(begin)
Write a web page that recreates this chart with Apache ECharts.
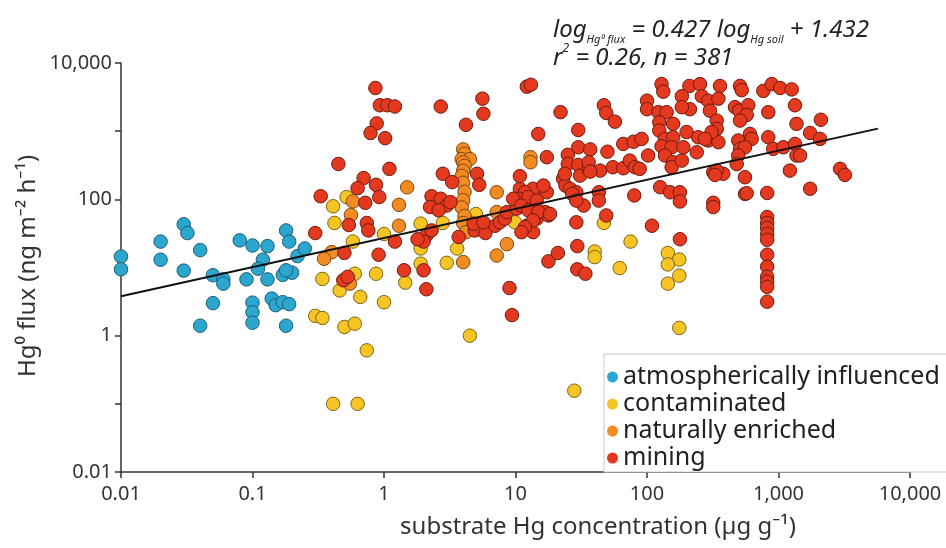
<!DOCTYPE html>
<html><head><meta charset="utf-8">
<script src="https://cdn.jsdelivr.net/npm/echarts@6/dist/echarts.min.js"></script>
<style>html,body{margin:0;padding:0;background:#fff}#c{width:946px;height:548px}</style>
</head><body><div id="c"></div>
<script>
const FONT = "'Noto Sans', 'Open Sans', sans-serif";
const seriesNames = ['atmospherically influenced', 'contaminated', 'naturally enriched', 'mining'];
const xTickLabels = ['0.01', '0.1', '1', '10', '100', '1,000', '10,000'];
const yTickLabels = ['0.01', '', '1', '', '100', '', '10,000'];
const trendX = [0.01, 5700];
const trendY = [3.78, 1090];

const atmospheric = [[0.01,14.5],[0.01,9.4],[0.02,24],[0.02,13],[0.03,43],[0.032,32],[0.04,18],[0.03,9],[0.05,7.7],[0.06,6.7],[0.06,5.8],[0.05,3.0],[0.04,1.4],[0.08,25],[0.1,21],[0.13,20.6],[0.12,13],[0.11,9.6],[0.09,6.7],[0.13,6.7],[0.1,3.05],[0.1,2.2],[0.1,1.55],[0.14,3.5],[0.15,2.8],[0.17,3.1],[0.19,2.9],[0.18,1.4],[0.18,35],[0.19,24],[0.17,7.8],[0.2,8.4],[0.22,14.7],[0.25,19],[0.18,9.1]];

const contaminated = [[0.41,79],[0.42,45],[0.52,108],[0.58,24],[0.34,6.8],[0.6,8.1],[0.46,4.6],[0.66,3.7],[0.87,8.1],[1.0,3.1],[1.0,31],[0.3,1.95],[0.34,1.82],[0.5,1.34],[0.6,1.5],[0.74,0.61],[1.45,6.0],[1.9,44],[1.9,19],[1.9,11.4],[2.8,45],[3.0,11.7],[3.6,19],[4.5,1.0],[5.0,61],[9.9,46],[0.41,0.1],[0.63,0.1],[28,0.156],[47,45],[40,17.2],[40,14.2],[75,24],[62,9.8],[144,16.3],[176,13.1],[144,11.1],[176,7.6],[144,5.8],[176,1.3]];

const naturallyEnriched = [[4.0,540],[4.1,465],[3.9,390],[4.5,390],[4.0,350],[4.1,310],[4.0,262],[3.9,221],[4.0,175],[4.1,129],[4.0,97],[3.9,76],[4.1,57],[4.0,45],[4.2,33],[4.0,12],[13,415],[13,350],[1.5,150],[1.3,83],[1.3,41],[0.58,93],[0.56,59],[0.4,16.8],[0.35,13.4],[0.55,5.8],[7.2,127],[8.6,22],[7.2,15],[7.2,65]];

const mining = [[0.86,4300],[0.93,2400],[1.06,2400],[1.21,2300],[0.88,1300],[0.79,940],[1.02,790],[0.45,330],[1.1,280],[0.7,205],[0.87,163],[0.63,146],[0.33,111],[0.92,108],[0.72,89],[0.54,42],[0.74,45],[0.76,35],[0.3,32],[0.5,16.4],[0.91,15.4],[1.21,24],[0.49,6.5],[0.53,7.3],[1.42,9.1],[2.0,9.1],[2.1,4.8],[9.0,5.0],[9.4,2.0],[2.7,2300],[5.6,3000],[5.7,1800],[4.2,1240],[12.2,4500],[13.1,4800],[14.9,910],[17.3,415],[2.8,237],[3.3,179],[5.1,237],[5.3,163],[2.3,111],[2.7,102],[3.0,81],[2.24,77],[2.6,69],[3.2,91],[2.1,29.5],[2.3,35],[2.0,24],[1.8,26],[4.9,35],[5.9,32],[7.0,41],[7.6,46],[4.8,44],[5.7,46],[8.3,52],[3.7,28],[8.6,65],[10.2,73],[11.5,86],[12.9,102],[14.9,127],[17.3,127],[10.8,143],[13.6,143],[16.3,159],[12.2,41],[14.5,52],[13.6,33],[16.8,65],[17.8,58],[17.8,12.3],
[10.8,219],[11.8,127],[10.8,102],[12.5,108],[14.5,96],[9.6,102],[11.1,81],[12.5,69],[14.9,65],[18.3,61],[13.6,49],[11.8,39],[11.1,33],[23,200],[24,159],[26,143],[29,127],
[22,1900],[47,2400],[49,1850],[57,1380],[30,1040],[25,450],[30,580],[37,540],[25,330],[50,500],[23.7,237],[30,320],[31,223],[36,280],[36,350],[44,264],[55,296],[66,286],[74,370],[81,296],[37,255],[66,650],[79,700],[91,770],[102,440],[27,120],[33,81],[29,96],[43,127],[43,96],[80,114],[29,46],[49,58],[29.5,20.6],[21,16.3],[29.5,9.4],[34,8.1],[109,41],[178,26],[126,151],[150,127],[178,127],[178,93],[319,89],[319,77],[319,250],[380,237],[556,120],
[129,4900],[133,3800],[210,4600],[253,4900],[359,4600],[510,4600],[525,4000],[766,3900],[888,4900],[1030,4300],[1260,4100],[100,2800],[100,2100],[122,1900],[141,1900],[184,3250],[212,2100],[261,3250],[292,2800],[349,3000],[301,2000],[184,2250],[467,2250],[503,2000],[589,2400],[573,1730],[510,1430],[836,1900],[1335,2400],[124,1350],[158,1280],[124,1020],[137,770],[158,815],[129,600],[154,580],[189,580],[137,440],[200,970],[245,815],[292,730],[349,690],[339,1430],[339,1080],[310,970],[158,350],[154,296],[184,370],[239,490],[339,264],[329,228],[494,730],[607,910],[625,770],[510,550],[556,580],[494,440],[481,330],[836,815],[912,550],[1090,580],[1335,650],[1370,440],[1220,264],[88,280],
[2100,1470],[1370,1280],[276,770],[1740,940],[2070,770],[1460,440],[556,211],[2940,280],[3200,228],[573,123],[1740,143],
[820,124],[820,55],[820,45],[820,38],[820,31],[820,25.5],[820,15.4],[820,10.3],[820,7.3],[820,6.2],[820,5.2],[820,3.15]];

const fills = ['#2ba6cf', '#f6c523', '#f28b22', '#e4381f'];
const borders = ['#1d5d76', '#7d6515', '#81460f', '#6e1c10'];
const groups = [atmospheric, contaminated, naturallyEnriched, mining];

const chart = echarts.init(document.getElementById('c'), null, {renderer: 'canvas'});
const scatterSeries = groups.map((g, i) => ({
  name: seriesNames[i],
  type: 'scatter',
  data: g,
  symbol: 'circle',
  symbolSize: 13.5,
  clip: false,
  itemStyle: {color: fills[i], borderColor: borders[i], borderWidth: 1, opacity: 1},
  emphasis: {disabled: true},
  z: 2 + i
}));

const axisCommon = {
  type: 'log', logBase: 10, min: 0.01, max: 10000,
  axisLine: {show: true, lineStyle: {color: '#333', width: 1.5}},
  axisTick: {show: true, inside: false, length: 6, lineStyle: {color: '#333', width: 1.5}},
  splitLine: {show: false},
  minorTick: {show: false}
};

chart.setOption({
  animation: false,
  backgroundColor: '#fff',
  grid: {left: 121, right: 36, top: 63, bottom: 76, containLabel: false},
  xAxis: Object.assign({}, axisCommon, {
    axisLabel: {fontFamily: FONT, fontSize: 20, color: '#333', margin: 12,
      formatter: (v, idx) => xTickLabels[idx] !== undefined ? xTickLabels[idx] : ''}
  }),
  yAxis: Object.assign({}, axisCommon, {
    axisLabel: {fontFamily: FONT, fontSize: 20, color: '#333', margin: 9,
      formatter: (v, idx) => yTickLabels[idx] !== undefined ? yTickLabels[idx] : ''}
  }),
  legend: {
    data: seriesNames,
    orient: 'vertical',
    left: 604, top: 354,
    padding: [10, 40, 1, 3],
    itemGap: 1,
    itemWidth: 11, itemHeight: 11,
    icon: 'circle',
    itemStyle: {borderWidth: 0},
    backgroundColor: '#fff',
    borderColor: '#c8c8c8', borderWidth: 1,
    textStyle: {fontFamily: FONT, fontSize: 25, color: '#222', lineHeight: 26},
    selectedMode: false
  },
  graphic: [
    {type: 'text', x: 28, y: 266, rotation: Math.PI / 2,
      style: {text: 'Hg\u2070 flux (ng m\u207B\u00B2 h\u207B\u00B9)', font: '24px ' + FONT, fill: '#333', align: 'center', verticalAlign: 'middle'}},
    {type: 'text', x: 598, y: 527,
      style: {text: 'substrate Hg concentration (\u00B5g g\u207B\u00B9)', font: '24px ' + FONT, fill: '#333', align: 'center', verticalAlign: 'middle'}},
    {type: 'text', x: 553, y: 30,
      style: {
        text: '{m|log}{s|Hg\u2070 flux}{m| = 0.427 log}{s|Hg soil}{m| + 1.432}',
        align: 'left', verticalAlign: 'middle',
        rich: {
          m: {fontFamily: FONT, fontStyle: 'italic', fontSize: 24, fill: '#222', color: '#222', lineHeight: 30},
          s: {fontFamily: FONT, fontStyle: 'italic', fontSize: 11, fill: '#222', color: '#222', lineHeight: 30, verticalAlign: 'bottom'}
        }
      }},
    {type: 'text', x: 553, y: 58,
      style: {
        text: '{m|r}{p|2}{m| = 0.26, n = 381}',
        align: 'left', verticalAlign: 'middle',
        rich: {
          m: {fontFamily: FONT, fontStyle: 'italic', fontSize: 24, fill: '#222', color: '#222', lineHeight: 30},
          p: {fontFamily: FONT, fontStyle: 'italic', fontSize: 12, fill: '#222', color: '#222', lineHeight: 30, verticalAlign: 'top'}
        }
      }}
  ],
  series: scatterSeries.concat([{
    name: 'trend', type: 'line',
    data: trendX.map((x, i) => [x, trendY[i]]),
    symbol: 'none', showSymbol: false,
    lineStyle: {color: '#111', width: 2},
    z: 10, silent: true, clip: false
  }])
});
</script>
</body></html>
(end)
## Work to be completed
Extract, word for word, each line from the top of the data down to and including the line with "const trendY = [3.78, 1090];"; skip the pictures.

## Solution
Write a web page that recreates this chart with Apache ECharts.
<!DOCTYPE html>
<html><head><meta charset="utf-8">
<script src="https://cdn.jsdelivr.net/npm/echarts@6/dist/echarts.min.js"></script>
<style>html,body{margin:0;padding:0;background:#fff}#c{width:946px;height:548px}</style>
</head><body><div id="c"></div>
<script>
const FONT = "'Noto Sans', 'Open Sans', sans-serif";
const seriesNames = ['atmospherically influenced', 'contaminated', 'naturally enriched', 'mining'];
const xTickLabels = ['0.01', '0.1', '1', '10', '100', '1,000', '10,000'];
const yTickLabels = ['0.01', '', '1', '', '100', '', '10,000'];
const trendX = [0.01, 5700];
const trendY = [3.78, 1090];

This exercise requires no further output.